The first thing I will say about the first poem in this year’s BAP is a heartfelt thanks that it is not by John Ashbery. I have nothing against the Godfather, but too many of the BAPs start with his work, and the autobiography and comment in the back of the book is always the same.
Bodhisattva – Sarah Arvio
While I was excited that a new voice would grace the front door of this tavern I was disheartened almost immediately to learn that the new voice was just one generation removed from the previous innkeeper. It’s a game I play with the BAP. Can I guess the age and college associated with the writer? I know my generation, know my people. Over the years it has been heartening to see my Xers start to pepper, and then become fully integrated into, and then be the old guard of the BAP as the millennials come marching in.
But I can tell from the first couplet of the first stanza of Bodhisattva, I can tell that sound is more important than meaning in this poem, that meaning is something I am going to have to find or give up on. It frustrates me. It frustrates me at the end of a poem if I am unmoved, and uninformed, and uninspired. Call me a neo-romantic. Call me a post-postmodernist. Call me a reconstructionist. Call me a snob. I come to a poem to hear the genuine heart-story of a human being. I detest being toyed with.

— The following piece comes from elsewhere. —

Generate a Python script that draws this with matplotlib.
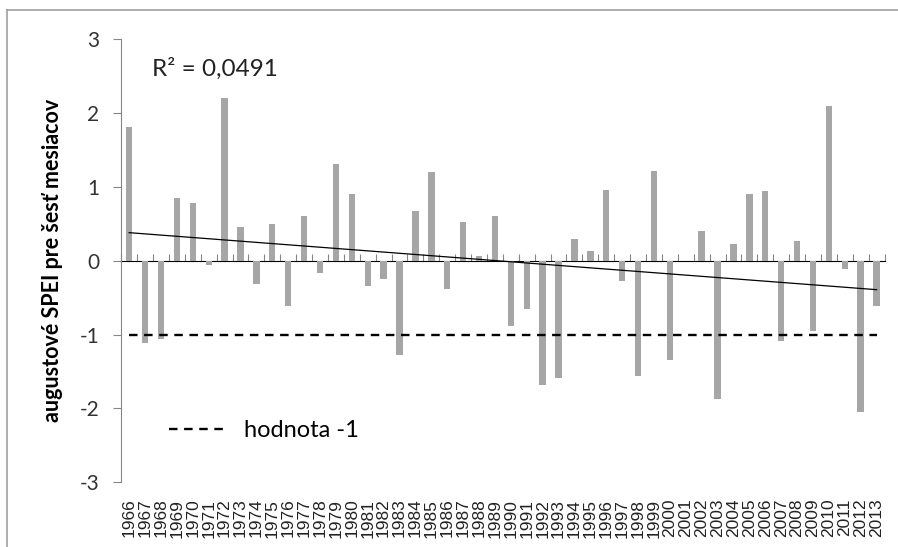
import matplotlib.pyplot as plt
import numpy as np
from matplotlib.lines import Line2D

plt.rcParams['axes.unicode_minus'] = False

years = list(range(1966, 2014))
spei = [1.82, -1.12, -1.06, 0.85, 0.78, -0.06, 2.21, 0.46, -0.31, 0.50,
        -0.61, 0.61, -0.16, 1.31, 0.90, -0.34, -0.25, -1.28, 0.67, 1.21,
        -0.38, 0.52, 0.06, 0.61, -0.89, -0.65, -1.69, -1.59, 0.29, 0.13,
        0.96, -0.27, -1.56, 1.22, -1.35, 0.0, 0.41, -1.87, 0.23, 0.91,
        0.95, -1.09, 0.27, -0.95, 2.10, -0.11, -2.05, -0.61]
threshold = -1
r2_text = 'R² = 0,0491'
ylabel = 'augustové SPEI pre šesť mesiacov'
legend_label = 'hodnota -1'

grey = '#868686'
x = np.arange(len(years))

fig = plt.figure(figsize=(8.98, 5.47), dpi=100)
ax = fig.add_axes([0.135, 0.1188, 0.850, 0.809])

ax.bar(x, spei, width=0.4, color='#A6A6A6', zorder=2)

# linear trend
k, q = np.polyfit(x, spei, 1)
ax.plot(x, k * x + q, color='black', lw=0.9, zorder=3)

# threshold line
ax.plot([x[0], x[-1]], [threshold, threshold], color='black', lw=1.7,
        dashes=(3.6, 2.8), zorder=3, label=legend_label)

ax.set_xlim(-0.5, len(years) - 0.5)
ax.set_ylim(-3, 3)
ax.set_yticks(range(-3, 4))
ax.tick_params(axis='y', direction='out', length=6, color=grey, pad=10,
               labelsize=15, labelcolor='#333333')
for lbl in ax.get_yticklabels():
    lbl.set_family('Lato')

ax.set_xticks(x)
ax.set_xticklabels([str(y) for y in years], rotation=90, fontsize=12.5,
                   family='Liberation Sans', color='#222222')
ax.tick_params(axis='x', length=0, pad=12)

for s in ['top', 'right', 'bottom']:
    ax.spines[s].set_visible(False)
ax.spines['left'].set_color(grey)

# zero axis with category tick marks
sec = ax.secondary_xaxis(0.5)
sec.set_xticks(np.arange(len(years) + 1) - 0.5)
sec.set_xticklabels([])
sec.tick_params(direction='out', length=5, color=grey)
sec.spines['bottom'].set_color(grey)

ax.set_ylabel(ylabel, fontsize=15.5, fontweight='bold', family='Lato',
              labelpad=12)

ax.text(0.04, 0.96, r2_text, transform=ax.transAxes, fontsize=17.5,
        family='Lato', va='top', ha='left', color='#222222')

ax.legend(loc='lower left', bbox_to_anchor=(0.035, 0.045), frameon=False,
          handlelength=2.45, prop={'family': 'Lato', 'size': 17},
          handletextpad=0.7)

# outer chart border
fig.add_artist(Line2D([7 / 898, 7 / 898], [0, 1 - 10 / 547],
                      transform=fig.transFigure, color='#A0A0A0', lw=1.2))
fig.add_artist(Line2D([7 / 898, 1], [1 - 10 / 547, 1 - 10 / 547],
                      transform=fig.transFigure, color='#A0A0A0', lw=1.2))

fig.savefig('out.png', dpi=100)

At the end of the poem I guess the author was born mid-century, maybe Ivy League. I look at the bio and comment in the back of the book (my favorite part of the Best American Poetry). 1954. Taught at Princeton. What infuriates me more are the comments afterwards. Paraphrased: ‘I like how words sound. I played with the sound. I found out later what Bodhisattva meant.’
You have an opportunity to move minds, to raise consciousness, to share your experience and life and truth. And you use it to play a children’s game. And that is then considered the best American poetry. Baby boomers.